## Exercise aim
What are the lines from the one with "What seaborn and" through the one with "import seaborn as sns", inclusive? Output them exactly, and leave out the pictures.

## Given records
## Start

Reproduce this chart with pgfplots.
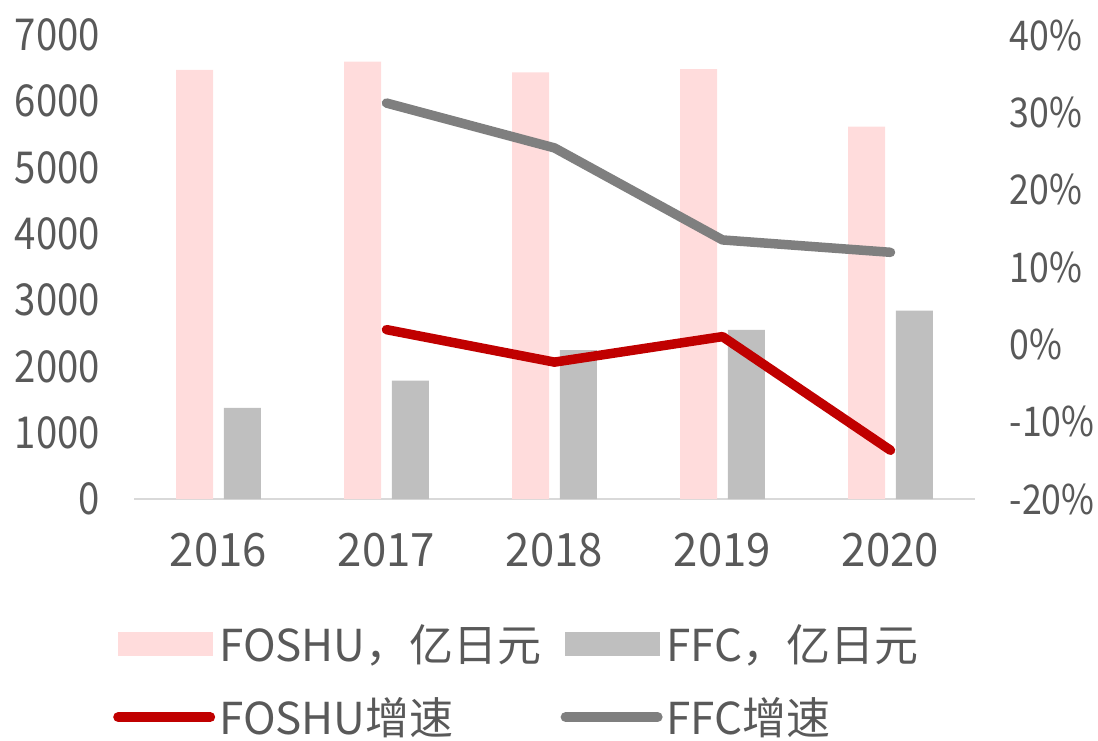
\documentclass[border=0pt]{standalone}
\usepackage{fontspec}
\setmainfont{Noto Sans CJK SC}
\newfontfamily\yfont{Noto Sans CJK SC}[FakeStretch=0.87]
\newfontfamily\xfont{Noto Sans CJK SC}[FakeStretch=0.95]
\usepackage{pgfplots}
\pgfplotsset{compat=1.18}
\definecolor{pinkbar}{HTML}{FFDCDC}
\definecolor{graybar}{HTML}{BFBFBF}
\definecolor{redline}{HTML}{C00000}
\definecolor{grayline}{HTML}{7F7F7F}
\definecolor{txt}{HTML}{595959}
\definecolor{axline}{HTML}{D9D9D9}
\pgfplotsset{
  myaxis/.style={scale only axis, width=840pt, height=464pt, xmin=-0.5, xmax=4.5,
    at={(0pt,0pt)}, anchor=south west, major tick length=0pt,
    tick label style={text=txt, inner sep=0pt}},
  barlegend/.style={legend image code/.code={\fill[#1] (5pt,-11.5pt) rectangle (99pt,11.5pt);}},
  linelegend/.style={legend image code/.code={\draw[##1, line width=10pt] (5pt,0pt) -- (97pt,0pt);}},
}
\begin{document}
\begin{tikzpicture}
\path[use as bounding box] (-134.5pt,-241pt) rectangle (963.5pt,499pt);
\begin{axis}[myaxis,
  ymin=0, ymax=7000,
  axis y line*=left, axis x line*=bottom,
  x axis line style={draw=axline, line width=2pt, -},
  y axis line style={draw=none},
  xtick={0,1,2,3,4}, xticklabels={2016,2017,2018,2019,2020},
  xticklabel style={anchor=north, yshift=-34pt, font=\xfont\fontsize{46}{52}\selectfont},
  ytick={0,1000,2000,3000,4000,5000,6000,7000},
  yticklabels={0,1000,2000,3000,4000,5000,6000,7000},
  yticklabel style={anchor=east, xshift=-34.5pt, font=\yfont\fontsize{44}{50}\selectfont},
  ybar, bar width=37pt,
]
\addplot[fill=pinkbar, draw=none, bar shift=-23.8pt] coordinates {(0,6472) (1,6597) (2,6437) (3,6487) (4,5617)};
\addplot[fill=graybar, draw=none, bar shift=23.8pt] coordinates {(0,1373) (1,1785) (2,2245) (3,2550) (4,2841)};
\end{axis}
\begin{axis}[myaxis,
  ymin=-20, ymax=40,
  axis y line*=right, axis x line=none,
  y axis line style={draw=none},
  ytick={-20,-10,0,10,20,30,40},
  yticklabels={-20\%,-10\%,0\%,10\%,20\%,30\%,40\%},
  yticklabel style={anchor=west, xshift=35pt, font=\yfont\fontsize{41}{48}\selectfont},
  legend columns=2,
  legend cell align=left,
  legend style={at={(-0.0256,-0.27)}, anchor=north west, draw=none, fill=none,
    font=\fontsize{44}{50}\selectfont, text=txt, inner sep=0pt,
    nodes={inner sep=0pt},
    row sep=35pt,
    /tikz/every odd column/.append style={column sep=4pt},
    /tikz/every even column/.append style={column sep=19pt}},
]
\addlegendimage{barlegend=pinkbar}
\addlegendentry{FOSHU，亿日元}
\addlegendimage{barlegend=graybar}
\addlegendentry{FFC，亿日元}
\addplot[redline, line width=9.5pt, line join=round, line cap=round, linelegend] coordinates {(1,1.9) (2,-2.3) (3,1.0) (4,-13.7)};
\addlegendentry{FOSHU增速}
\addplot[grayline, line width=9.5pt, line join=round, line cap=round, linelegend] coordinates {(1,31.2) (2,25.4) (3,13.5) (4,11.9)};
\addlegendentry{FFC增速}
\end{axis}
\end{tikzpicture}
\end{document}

## End
## Start

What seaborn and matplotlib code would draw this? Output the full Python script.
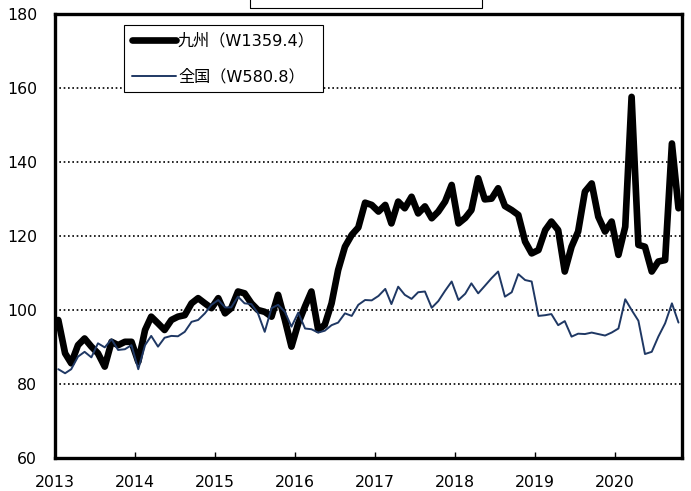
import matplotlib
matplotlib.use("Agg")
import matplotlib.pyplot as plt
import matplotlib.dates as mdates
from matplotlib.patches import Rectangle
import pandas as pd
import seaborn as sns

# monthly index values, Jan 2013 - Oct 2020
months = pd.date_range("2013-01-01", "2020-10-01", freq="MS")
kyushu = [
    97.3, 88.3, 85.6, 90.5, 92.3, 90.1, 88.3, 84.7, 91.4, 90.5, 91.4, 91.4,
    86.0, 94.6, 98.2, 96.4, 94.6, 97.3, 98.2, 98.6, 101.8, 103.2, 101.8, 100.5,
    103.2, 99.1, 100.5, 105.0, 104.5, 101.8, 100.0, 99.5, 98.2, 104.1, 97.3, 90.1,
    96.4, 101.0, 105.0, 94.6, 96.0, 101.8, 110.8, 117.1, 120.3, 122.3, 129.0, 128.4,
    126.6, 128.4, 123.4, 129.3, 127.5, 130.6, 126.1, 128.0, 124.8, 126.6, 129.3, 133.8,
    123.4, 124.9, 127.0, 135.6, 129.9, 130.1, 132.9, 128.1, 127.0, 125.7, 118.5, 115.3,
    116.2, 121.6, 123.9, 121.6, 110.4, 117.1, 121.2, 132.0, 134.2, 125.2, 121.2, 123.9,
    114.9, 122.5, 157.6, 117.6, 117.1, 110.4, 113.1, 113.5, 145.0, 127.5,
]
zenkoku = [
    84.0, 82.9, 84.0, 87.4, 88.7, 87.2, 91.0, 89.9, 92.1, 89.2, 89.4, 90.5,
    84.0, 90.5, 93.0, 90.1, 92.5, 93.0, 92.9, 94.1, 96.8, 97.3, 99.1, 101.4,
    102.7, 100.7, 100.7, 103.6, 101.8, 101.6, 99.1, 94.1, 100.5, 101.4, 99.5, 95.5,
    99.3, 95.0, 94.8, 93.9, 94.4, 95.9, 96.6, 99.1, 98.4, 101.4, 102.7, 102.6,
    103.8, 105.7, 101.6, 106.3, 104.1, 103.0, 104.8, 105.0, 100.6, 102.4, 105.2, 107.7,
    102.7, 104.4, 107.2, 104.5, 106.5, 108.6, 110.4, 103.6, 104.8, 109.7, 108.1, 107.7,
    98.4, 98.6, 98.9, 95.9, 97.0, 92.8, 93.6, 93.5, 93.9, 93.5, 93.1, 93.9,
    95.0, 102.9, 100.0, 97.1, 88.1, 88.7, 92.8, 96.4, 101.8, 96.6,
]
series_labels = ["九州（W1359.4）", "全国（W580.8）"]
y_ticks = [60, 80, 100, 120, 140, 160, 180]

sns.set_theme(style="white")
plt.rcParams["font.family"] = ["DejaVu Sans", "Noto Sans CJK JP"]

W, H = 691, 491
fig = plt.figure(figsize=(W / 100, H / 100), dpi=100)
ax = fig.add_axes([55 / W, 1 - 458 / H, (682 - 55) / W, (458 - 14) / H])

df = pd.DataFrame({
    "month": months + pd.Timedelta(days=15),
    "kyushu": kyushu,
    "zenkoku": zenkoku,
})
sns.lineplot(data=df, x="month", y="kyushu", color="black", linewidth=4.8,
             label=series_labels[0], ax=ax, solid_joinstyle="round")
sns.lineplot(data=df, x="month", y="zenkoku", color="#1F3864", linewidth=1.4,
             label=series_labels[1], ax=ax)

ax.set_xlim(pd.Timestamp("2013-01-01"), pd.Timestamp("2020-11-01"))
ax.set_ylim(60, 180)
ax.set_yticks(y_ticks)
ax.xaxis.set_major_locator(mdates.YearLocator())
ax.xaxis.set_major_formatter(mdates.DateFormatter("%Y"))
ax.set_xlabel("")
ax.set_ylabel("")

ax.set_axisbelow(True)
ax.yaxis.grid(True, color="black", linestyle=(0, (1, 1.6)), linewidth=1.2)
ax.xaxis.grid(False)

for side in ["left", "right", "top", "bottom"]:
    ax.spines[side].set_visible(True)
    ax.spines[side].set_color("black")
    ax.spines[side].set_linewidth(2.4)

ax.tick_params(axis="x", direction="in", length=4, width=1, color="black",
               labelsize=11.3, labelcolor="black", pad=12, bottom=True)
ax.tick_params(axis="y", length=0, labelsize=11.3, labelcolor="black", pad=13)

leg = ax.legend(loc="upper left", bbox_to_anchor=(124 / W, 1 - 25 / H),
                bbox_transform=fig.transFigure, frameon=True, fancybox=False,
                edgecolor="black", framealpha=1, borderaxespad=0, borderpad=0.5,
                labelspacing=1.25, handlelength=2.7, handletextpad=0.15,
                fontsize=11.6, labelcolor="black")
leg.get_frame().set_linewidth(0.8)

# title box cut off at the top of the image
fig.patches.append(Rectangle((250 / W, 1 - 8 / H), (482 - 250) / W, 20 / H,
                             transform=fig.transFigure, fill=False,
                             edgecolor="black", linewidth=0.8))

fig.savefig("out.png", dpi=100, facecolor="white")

## End

## Solution for this task
What seaborn and matplotlib code would draw this? Output the full Python script.
import matplotlib
matplotlib.use("Agg")
import matplotlib.pyplot as plt
import matplotlib.dates as mdates
from matplotlib.patches import Rectangle
import pandas as pd
import seaborn as sns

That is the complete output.